Auch der Maverick soll mit Apps funktionieren, mit Partnern, die Anwendungen für ihn programmieren, er soll unendlich viele Schnittstellen haben, sagt sein Erfinder Albrecht Metter. Dem Deutschen, der mit seinem Maverick der neue Steve Jobs werden will, merkt man auch im Videocall an, wie überzeugt er ist. "Wir können die Art und Weise des Arbeitens revolutionieren", sagt er, und dass sie "die Endnutzerschnittstelle neu besetzen" und "das 3D-Gaming dramatisch verändern" könnten.

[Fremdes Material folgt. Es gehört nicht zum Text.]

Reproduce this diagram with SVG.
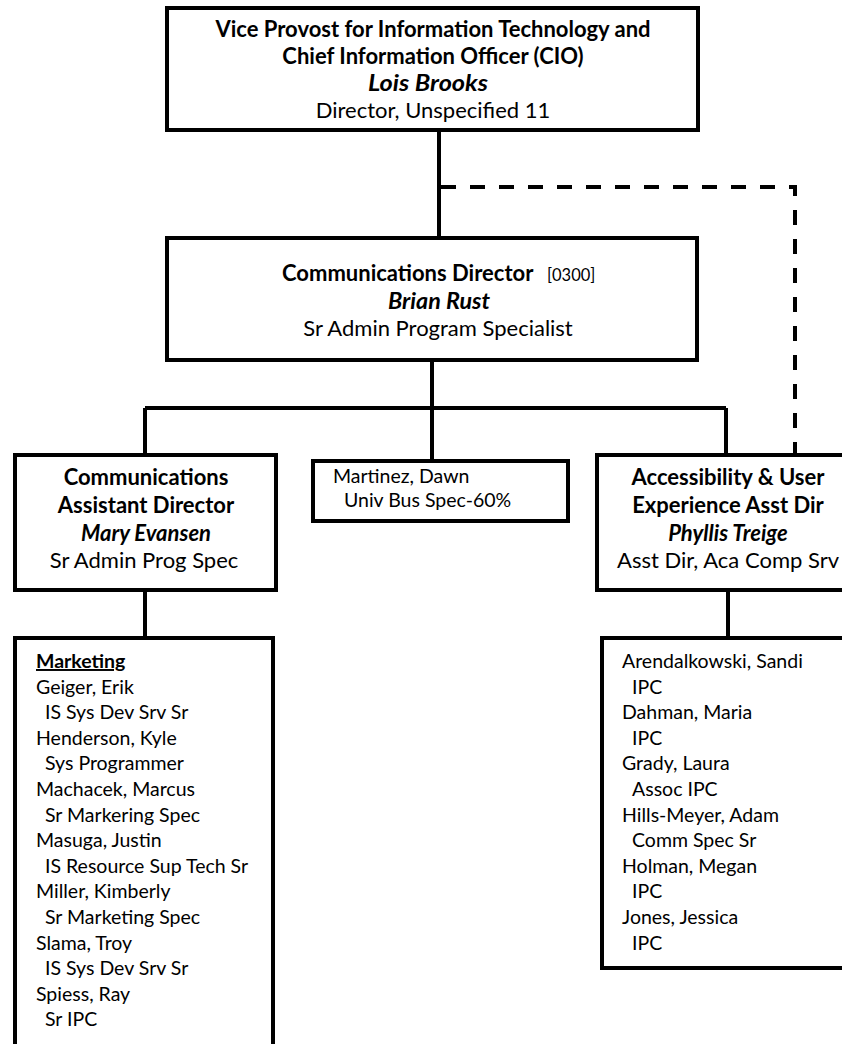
<svg xmlns="http://www.w3.org/2000/svg" width="842" height="1044" viewBox="0 0 842 1044">
<style>
.box{fill:#fff;stroke:#000;stroke-width:4}
.ln{fill:none;stroke:#000;stroke-width:4}
.dash{fill:none;stroke:#000;stroke-width:4;stroke-dasharray:15 14}
text{font-family:Lato,"Liberation Sans",sans-serif;font-size:19.5px;fill:#000}
.h{font-size:22px}
.c{text-anchor:middle}
.b{font-weight:bold}
.bi{font-weight:bold;font-style:italic}
.s{font-size:16.5px}
</style>
<rect width="842" height="1044" fill="#fff"/>
<g id="connectors">
<path class="ln" d="M439 130V238"/>
<path class="dash" d="M441 187H795V455"/>
<path class="ln" d="M432 360V408M145 408H726M145 408V455M432 408V461M726 408V455"/>
<path class="ln" d="M145 590V638M728 590V638"/>
</g>
<g id="cio">
<rect class="box" x="167" y="8" width="531" height="122"/>
<text class="h c b" x="433" y="37" font-size="22.5">Vice Provost for Information Technology and</text>
<text class="h c b" x="433" y="64" font-size="22.5">Chief Information Officer (CIO)</text>
<text class="h c bi" x="428" y="91" textLength="120" lengthAdjust="spacingAndGlyphs">Lois Brooks</text>
<text class="h c" x="433" y="118">Director, Unspecified 11</text>
</g>
<g id="comm-director">
<rect class="box" x="167" y="238" width="530" height="122"/>
<text class="h b" x="282" y="281">Communications Director</text>
<text class="s" x="547" y="281">[0300]</text>
<text class="h c bi" x="439" y="309" textLength="102" lengthAdjust="spacingAndGlyphs">Brian Rust</text>
<text class="h c" x="438" y="336">Sr Admin Program Specialist</text>
</g>
<g id="comm-asst-director">
<rect class="box" x="15" y="455" width="261" height="135"/>
<text class="h c b" x="146" y="485">Communications</text>
<text class="h c b" x="146" y="513">Assistant Director</text>
<text class="h c bi" x="146" y="541">Mary Evansen</text>
<text class="h c" x="144" y="568">Sr Admin Prog Spec</text>
</g>
<g id="martinez">
<rect class="box" x="313" y="461" width="255" height="60"/>
<text x="333" y="483">Martinez, Dawn</text>
<text x="344" y="507">Univ Bus Spec-60%</text>
</g>
<g id="accessibility">
<rect class="box" x="597" y="455" width="262" height="135"/>
<text class="h c b" x="728" y="485">Accessibility &amp; User</text>
<text class="h c b" x="728" y="513">Experience Asst Dir</text>
<text class="h c bi" x="728" y="541">Phyllis Treige</text>
<text class="h c" x="728" y="568">Asst Dir, Aca Comp Srv</text>
</g>
<g id="marketing">
<rect class="box" x="15" y="638" width="258" height="420"/>
<text class="b" x="36" y="668" text-decoration="underline">Marketing</text>
<text x="36" y="694">Geiger, Erik</text>
<text x="45" y="719">IS Sys Dev Srv Sr</text>
<text x="36" y="745">Henderson, Kyle</text>
<text x="45" y="770">Sys Programmer</text>
<text x="36" y="796">Machacek, Marcus</text>
<text x="45" y="822">Sr Markering Spec</text>
<text x="36" y="847">Masuga, Justin</text>
<text x="45" y="873">IS Resource Sup Tech Sr</text>
<text x="36" y="898">Miller, Kimberly</text>
<text x="45" y="924">Sr Marketing Spec</text>
<text x="36" y="950">Slama, Troy</text>
<text x="45" y="975">IS Sys Dev Srv Sr</text>
<text x="36" y="1001">Spiess, Ray</text>
<text x="45" y="1026">Sr IPC</text>
</g>
<g id="accessibility-staff">
<rect class="box" x="602" y="638" width="260" height="330"/>
<text x="622" y="668">Arendalkowski, Sandi</text>
<text x="632" y="694">IPC</text>
<text x="622" y="719">Dahman, Maria</text>
<text x="632" y="745">IPC</text>
<text x="622" y="770">Grady, Laura</text>
<text x="632" y="796">Assoc IPC</text>
<text x="622" y="822">Hills-Meyer, Adam</text>
<text x="632" y="847">Comm Spec Sr</text>
<text x="622" y="873">Holman, Megan</text>
<text x="632" y="898">IPC</text>
<text x="622" y="924">Jones, Jessica</text>
<text x="632" y="950">IPC</text>
</g>
</svg>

Das sind natürlich große Worte. Doch der Maverick könnte tatsächlich mehr sein als eine Spielerei. Sein 3D-Display ist vielseitig nutzbar und die Fingergesten wenig fehlerbehaftet. Unwirsches Wischen ignoriert er, manche Gesten nimmt er mit Absicht nicht wahr. Die Bedienung ist intuitiv. Das Gerät läuft mit einem Windows-Betriebssystem und kann als Software-Agent theoretisch alle möglichen Dienste nutzen: OpenAI, Mistral, Claude, Gemini. Ein riesiger Datenschatz, einfach präsentiert und einfach zu managen. Doch eine gute Wegstrecke hat Ameria noch vor sich. Gerade entwickelt ein Fraunhofer-Institut die passenden Kameras. Auch an den Funktionen und am Design feilen sie noch etwas.

"Wir haben hier alles, was wir brauchen", sagt Metter, die richtigen Fachkräfte, die richtigen Partner, ausreichend Kapital. Worte, die man dieser Tage selten über den Standort Deutschland zu hören bekommt. Tatsächlich sind die Nachbarn in Heidelberg stark. Aleph Alpha, Rabbit AI, Paretos haben sich in der Nähe niedergelassen, im Technologiepark der Stadt sitzen 150 andere KI-Firmen. Und unweit von Heidelberg pumpen die Schwarzgruppe und SAP gutes Geld in künstliche Intelligenz. Metter will aus Ameria ein führendes Softwareunternehmen aus Deutschland machen, neben SAP.